I’ve said it before and I’ll say it again: in luxury watchmaking in 2021, texture is the name of the game. Dial colors get too much attention; dial surfaces, too little. More and more, we’re seeing brands pay attention to the display’s background, the forgotten element, the passive superstar that can decide whether or not a watch lives or dies in the minds of our community. How those textures interact with the colors laid upon them matters too, of course. Today, we see Grand Seiko experiment with one entirely new texture and revisit another that has undeniable potential. Has the Japanese giant got it right this time with the SLGA007? Let’s find out…

Grand Seiko announced the release of the SLGA007 and SLGA008. We’re going to focus on the SLGA007 today because, well, it’s the better watch of the two (in my opinion, at least). Also, because it is more versatile/affordable. That’s unsurprising considering it is made of stainless steel as opposed to 18-karat rose gold. Both watches use the same movement and feature interesting dial finishes.

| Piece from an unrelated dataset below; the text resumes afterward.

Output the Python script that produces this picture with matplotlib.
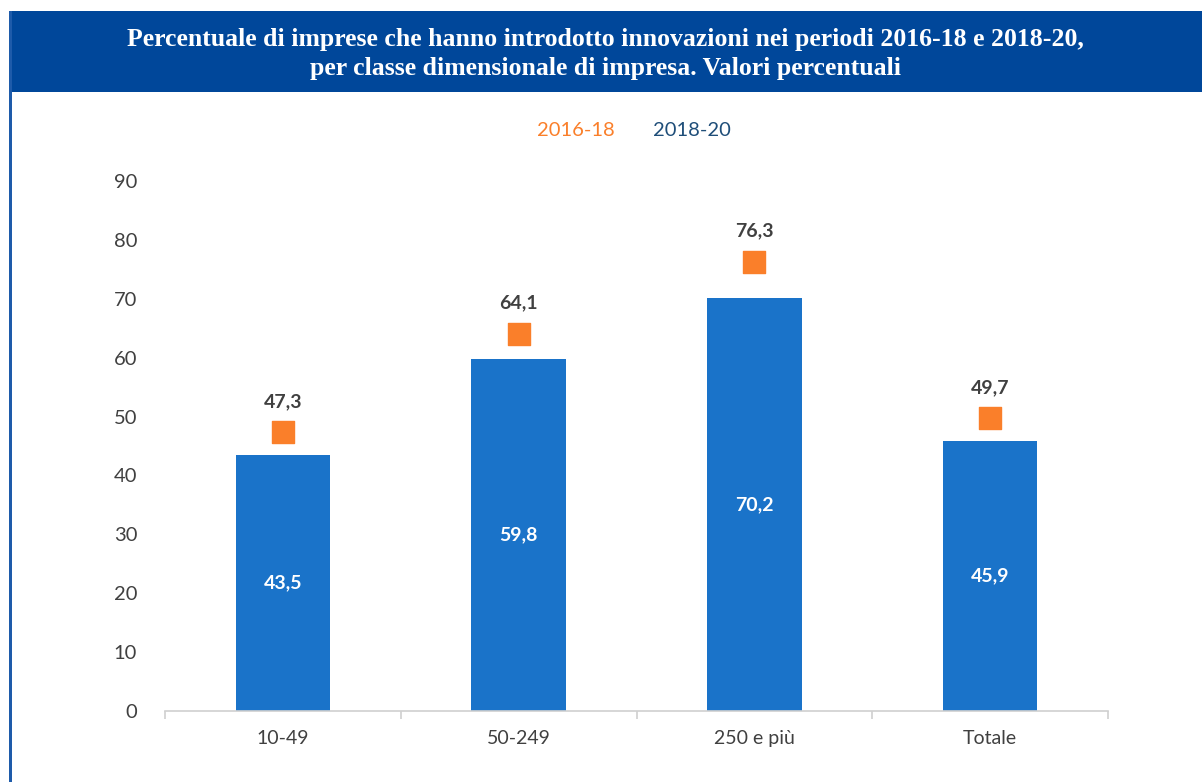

There’s a lot to talk about here so let’s not dress this one up with too much pomp and ceremony: the nitty-gritty is really all that matters.

Grand Seiko SLGA007

The Specs

This model has stainless steel case and bracelet (with a three-fold clasp and push-button release). It measures 40mm wide and a wearable 11.8mm thick. It is able to be so slim thanks to the 9RA2 being just 5mm thick itself.

This slimness was achieved by repositioning the magic lever. Consequently, the 9RA2 is the slimmest automatic Spring Drive so far. It is water-resistant to 100 meters and can resist magnetic fields up to 4,800 A/m. It is a fine technical complement to the aesthetic brilliance of the Grand Seiko SLGA007.

A new movement

The SLGA007 is powered by Grand Seiko’s new Spring Drive caliber. The 9RA2 is, in this writer’s opinion, the massive upgrade we were waiting for in the Spring Drive department. While it isn’t a huge technical leap forward, the aesthetic make-up of the caliber really suits the watch’s hybrid heart and offers a wealth of new design options given the oft-derided power reserve indicator now calls the back of the movement its home.

Grand Seiko SLGA007

Sure, this is not the first Spring Drive caliber without the power reserve indicator on the dial, but this one is automatic. That’s something rather special. Furthermore, its utilitarian, overall blasted finish gives off the right kind of vibe, in my opinion, for a movement that mixes mechanical power with an electronic brain.

I doubt anyone will gripe at the +/-10 seconds per month timekeeping, or the 120-hour power reserve, so the question will likely come down to whether you actually want the power reserve on the dial. For true Spring Drive fanatics, there is no reason not to have both examples in your collection. Especially now the beautiful and legendary Snowflake and Skyflake models have these beauties to rub shoulders with!

How did we get here?

The release of the Hi-Beat SLGH007 sent a shudder of interest through the industry. Textured dials are something we always look forward to from GS, given the brand’s well-earned reputation of finishing excellence. While the jet black tree-ring pattern entertained, it fell short of exciting me. I felt like the color was too dark to allow the texture to show through as often as I would like to see it (personally). The new SLGA008 with its chocolate brown interpretation set within a rose gold case is far superior (although a limitation of 140 pieces and a price of €50,000 means it is only for the very few).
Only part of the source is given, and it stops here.